Extensão tecnológica no ensino médio: o caso do CIEP 165 – Ricardo Jullian da Silva Graça (UFRJ), Henrique Luiz Cukierman (Programa de Eng. de Sistemas e Computação-COPPE-UFRJ)
Como promover a apropriação crítica e emancipatória das chamadas Tecnologias Digitais de Informação e Comunicação (TDICs) na educação em parceria com escolas públicas? Esta é uma pergunta que o Laboratório de Informática para Educação (LIpE) tenta responder desde sua criação em 1994 na UFRJ. Dentre as diferentes tentativas de respostas, este trabalho objetiva apresentar e analisar o caminho construído por educadoras e estudantes de uma escola pública na periferia da periferia da cidade do Rio de Janeiro – o CIEP 165 Brigadeiro Sérgio Carvalho, em parceria com a universidade entre 2017 e 2023. Através deste estudo de caso, desejamos explicitar alguns dos aspectos centrais desta experiência extensionista que possam servir de inspiração para outras e diversas iniciativas. A partir de metodologias participativas, todos os envolvidos no processo, desde estudantes de ensino médio, até educadoras e universitários extensionistas participam como autores e co-autores de uma práxis educacional que busca ir além da apropriação de linguagens de programação ou do uso de computadores. Através da (re)construção coletiva do conhecimento e de práticas solidárias, seus integrantes buscam se apropriar da filosofia africana denominada Ubuntu: nós somos porque nós somos.

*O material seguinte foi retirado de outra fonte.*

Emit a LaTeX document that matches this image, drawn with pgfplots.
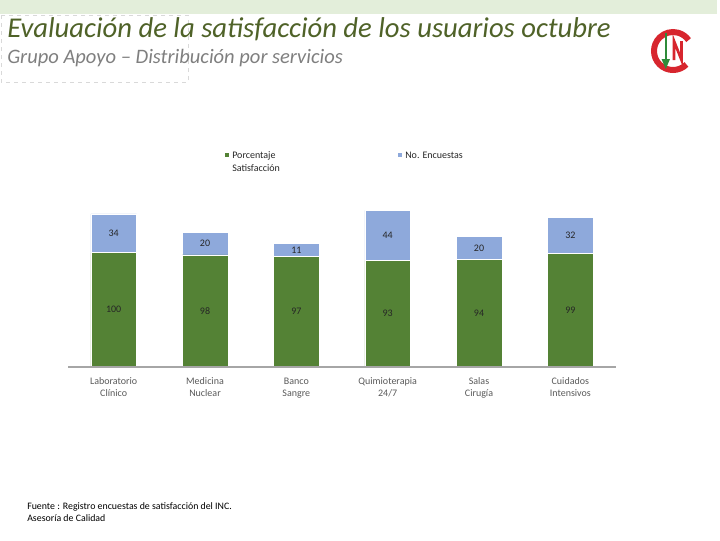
\documentclass[border=0pt]{standalone}
\usepackage{pgfplots}
\pgfplotsset{compat=1.18}
\usepackage{fontspec}
\setmainfont{Carlito}
\definecolor{bargreen}{HTML}{548235}
\definecolor{barblue}{HTML}{8EA9DB}
\definecolor{titlegreen}{HTML}{4F6228}
\definecolor{subgray}{HTML}{7F7F7F}
\definecolor{band}{HTML}{E3EEDA}
\definecolor{axisgray}{HTML}{A6A6A6}
\definecolor{labgray}{HTML}{595959}
\definecolor{logored}{HTML}{D7262E}
\definecolor{logogreen}{HTML}{2E8B3A}
\begin{document}
\begin{tikzpicture}
\begin{scope}[x=0.75pt,y=-0.75pt]
\useasboundingbox (0,0) rectangle (720,540);
\fill[band] (0,0) rectangle (717,14);
\draw[gray!30, dashed, line width=0.5pt] (1,15) rectangle (188,82);
\node[anchor=base west, inner sep=0, font=\fontsize{21.5}{23}\selectfont\itshape, text=titlegreen] at (7,37) {Evaluación de la satisfacción de los usuarios octubre};
\node[anchor=base west, inner sep=0, font=\fontsize{15.4}{17}\selectfont\itshape, text=subgray] at (7,63) {Grupo Apoyo – Distribución por servicios};
% logo
\draw[logored, line width=4.5pt] (673,51) ++(45:19) arc[start angle=45, end angle=325, radius=19];
\fill[logogreen] (664.5,33) rectangle (667,61);
\fill[logogreen] (661.5,59) -- (670,59) -- (665.75,69) -- cycle;
\draw[logored, line width=2pt] (674,60) -- (674,41) -- (681.5,60) -- (681.5,41);
% legend
\fill[bargreen] (225,153) rectangle (229,157);
\node[anchor=base west, inner sep=0, font=\fontsize{7.5}{9}\selectfont, text=black!85] at (232,158.5) {Porcentaje};
\node[anchor=base west, inner sep=0, font=\fontsize{7.5}{9}\selectfont, text=black!85] at (232,171.5) {Satisfacción};
\fill[barblue] (398,153) rectangle (402,157);
\node[anchor=base west, inner sep=0, font=\fontsize{7.5}{9}\selectfont, text=black!85] at (405,158.5) {No. Encuestas};
% footer
\node[anchor=base west, inner sep=0, font=\fontsize{7.4}{9}\selectfont, text=black] at (27,509.5) {Fuente : Registro encuestas de satisfacción del INC.};
\node[anchor=base west, inner sep=0, font=\fontsize{7.4}{9}\selectfont, text=black] at (27,521.5) {Asesoría de Calidad};
\end{scope}
\begin{axis}[
  at={(51pt,-275pt)}, anchor=south west,
  scale only axis, width=411pt, height=128.25pt,
  ybar stacked, bar width=0.5,
  xmin=-0.5, xmax=5.5, ymin=0, ymax=150,
  enlargelimits=false,
  axis y line=none, axis x line*=bottom,
  x axis line style={axisgray, line width=1.5pt, -},
  axis on top,
  xtick=data,
  xticklabels={{Laboratorio\\Clínico},{Medicina\\Nuclear},{Banco\\Sangre},{Quimioterapia\\24/7},{Salas\\Cirugía},{Cuidados\\Intensivos}},
  major tick length=0pt,
  xticklabel style={align=center, font=\fontsize{7.5}{9}\selectfont, text=labgray, yshift=-5pt},
  /pgf/number format/assume math mode=true,
  visualization depends on=rawy \as \rawy,
  nodes near coords={\pgfmathprintnumber{\rawy}},
  every node near coord/.append style={anchor=center, font=\fontsize{7.5}{9}\selectfont, text=black!85},
  clip=false,
]
\addplot[fill=bargreen, draw=white, line width=0.5pt] coordinates {(0,100) (1,98) (2,97) (3,93) (4,94) (5,99)};
\addplot[fill=barblue, draw=white, line width=0.5pt] coordinates {(0,34) (1,20) (2,11) (3,44) (4,20) (5,32)};
\end{axis}
\end{tikzpicture}
\end{document}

(Re)fazendo o Curso Tecnologia & Educação: parceria entre uma universidade federal e escolas públicas do Rio de Janeiro – Paulo Roberto de Jesus Menezes (UFRJ), Denise Cunha Dantas (UFRJ), Marcelle Magalhães Giannetti Campos da Cruz (Universidade Federal do Rio de Janeiro), Ricardo Jullian da Silva Graça (UFRJ), Ana Paula Duarte Moreira (UFRJ)

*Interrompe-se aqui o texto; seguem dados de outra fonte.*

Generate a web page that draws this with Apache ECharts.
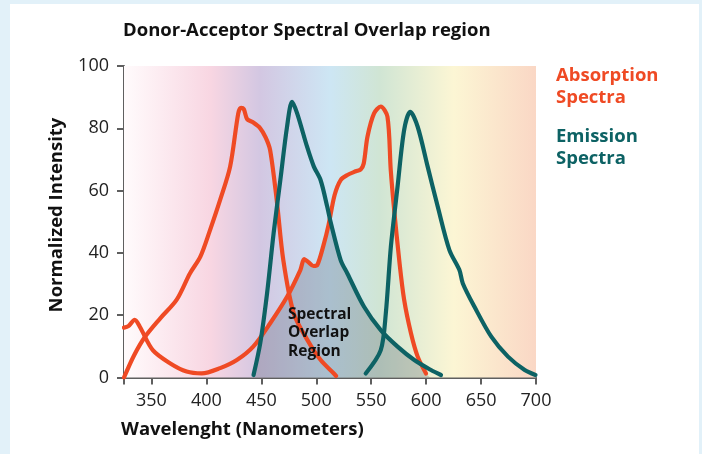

O trabalho consiste em apresentar as vivências na reformulação em 2025 de um curso na área de Tecnologia e Educação. Desenvolvido pelo Laboratório de Informática para a Educação da Universidade Federal do Rio de Janeiro, a ação conta com a participação de professores e estudantes da rede pública. O objetivo principal é estimular a organização de projetos educacionais interdisciplinares que utilizem as tecnologias da informação e comunicação de forma crítica e emancipatória nas escolas e que envolvam educadores, educandos e direção escolar. A metodologia estabelecida foi definida pela participação e trocas de conhecimentos que levam em conta a conexão entre sujeitos que, ao ensinar, aprendem, e que, ao aprender, ensinam. O curso é uma referência do movimento dialógico, que promove a troca de saberes entre a universidade e outros setores da educação pública. A participação ativa e o envolvimento dos educandos evidencia uma educação viva, centrada na colaboração, na escuta e na valorização das experiências dos envolvidos. Observa-se até o presente momento a mobilização de professores e estudantes das escolas públicas de maneira efetiva nessa construção de aprendizados. Ao analisarmos os resultados, observamos que a apropriação dos conhecimentos se deu por ambas as partes envolvidas. A organização colaborativa dessas ações e a apropriação dos saberes de cada grupo revelam o comprometimento com um ensino-aprendizagem que leva em consideração o protagonismo e a promoção da autonomia dos estudantes.
Palavra e Território: Cultura Literária como Tecnologia Social em Campo Largo (PR) – Enzo Milcarek Pereira (UFPR), Luciana Milcarek (UTFPR)
Este trabalho apresenta a atuação da Academia Campolarguense da Poesia e do Centro de Letras como expressão de tecnologia social no campo da cultura, no município de Campo Largo (PR). A partir da perspectiva dos Estudos de Ciência, Tecnologia e Sociedade (CTS), busca-se compreender como práticas literárias e ações culturais desenvolvidas por essas instituições contribuem para a democratização do conhecimento, o fortalecimento da identidade territorial e a valorização dos saberes comunitários. A literatura, nesse contexto, é entendida como tecnologia social por sua capacidade de promover inclusão, pertencimento e transformação simbólica dos sujeitos e dos territórios. O objetivo principal é investigar como essas iniciativas operam como tecnologias sociais, articulando ciência, cultura e participação cidadã. Também se pretende refletir sobre o papel da palavra como ferramenta de resistência e criação de futuros possíveis, especialmente em contextos marcados por desigualdades e apagamentos culturais. Conclui-se que ações como concursos de poesia, antologias coletivas e encontros de escritores promovidos pela Academia e pelo Centro de Letras configuram-se como práticas educativas e culturais que ampliam o acesso à cultura e à educação crítica. Ao resgatar memórias, estimular a criação e fomentar vínculos comunitários, essas iniciativas reforçam a importância de políticas públicas que reconheçam a cultura como eixo estruturante do desenvolvimento social, em consonância com os princípios do campo CTS.